Исследовательская методика не определяется только авторской индивидуальностью или давлением некой идеологической доктрины, а зависит от каскада «фильтров», которые приходится преодолевать фактам на всём протяжении своего исторического бытия. Речь идёт о так называемых «теориях кино». К терминам вообще следует относиться осторожно, особенно если явления и понятия, скрытые за ними, склонны частично перекрывать друг друга. Это касается и таких, казалось бы, далеко отстоящих понятий, как история и теория кино, и понятийных пар: «история кино и методология её исследования» и «теория кино и кинематографическая практика». Поскольку история кино описывает по преимуществу кинематографическую практику, а теория кино близко стоит к методологии исследования, на этом пункте наших рассуждений следует остановиться подробнее.

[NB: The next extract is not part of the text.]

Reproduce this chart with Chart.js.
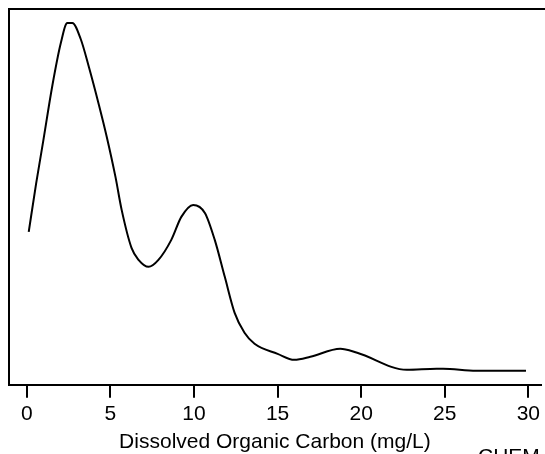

Для двух понятий – «теория» и «история» – метаописательным является более аморфная и открытая «история», вбирающая в себя хронологически датированные «теории». Теория (или сумма теорий) до сего дня суть не что иное, как факт истории кино, равноправный среди прочих, но не более того. «История теорий кино», так же как и книга Гуидо Аристарко, носящая это название, убедительно показывает, что все без исключения «теории кино» (в том числе и появившиеся значительно позже издания этой книги семиотические штудии, пытающиеся, как правило, уяснить на материале кино собственную систему не определённых до конца терминов; в настоящее время эта отрасль знания всё активнее движется в сторону общей культурологии) представляют собой своды «субъективных поэтик» их авторов. Авторы же делятся по преимуществу на два типа. Это либо режиссёры-практики, обосновывающие рецепты изготовления «искусства» на основе собственного опыта и систематизированной методологии, либо отвлечённые от реальной практики мыслители, идущие в противоположном направлении – от общеэстетической системы (либо психологической, языковой, культурологической модели) к конкретной, но, как правило, малознакомой им технологии.
Встречаются случаи перехода теоретиков в лагерь практиков. Но в любом случае речь всегда идёт об искусстве кино, или эстетике кино. Независимо от степени наукообразия этих «субъективных поэтик», мощи мыслительного аппарата их авторов и серьёзности аргументов, результаты таковы, что говорить о существовании теории кино как таковой до сих пор не приходится. Эстетика кино динамична, склонна к непрерывному развитию (линейному или циклическому, мы попробуем разобраться чуть позже), поэтому «история теорий кино» отражает естественную эволюцию взглядов на то, что считалось искусством кино в различные исторические периоды. Теории же кино как описания системы устойчивых элементов, постоянных внутри любой эстетической системы, до сих пор не существует. Понятно, что теория такого рода никогда не будет теорией искусства, а сведётся к сумме родовых признаков, являющихся определяющими для данного феномена.
Все существующие теории не исключают, а, скорее, дополняют друг друга и сходятся в одном: они пытаются доказать, что кино – это искусство. Здесь можно сделать интересное открытие: этот спор, по-видимому, можно считать моделью вечного двигателя, работающего без внешних источников энергии, ведь до тех пор, пока кино не стали рассматривать как язык или как культуру, обратного утверждения (что кино – это не искусство) никто из теоретиков или практиков никогда не высказывал. Правда, в критике 1910-х годов приводилось мнение, обычно приписывавшееся недовольным анонимным зрителям и сформулированное примерно так: «кинематограф – бездушная машина» или «кинематограф мелькает – какое же это искусство!» Но неужели эта эмоциональная оценка времён первых статей Р. Канудо могла оплодотворить всю дальнейшую теоретическую кинолитературу либо стать «идеальным объектом» для постоянных рассуждений от противного?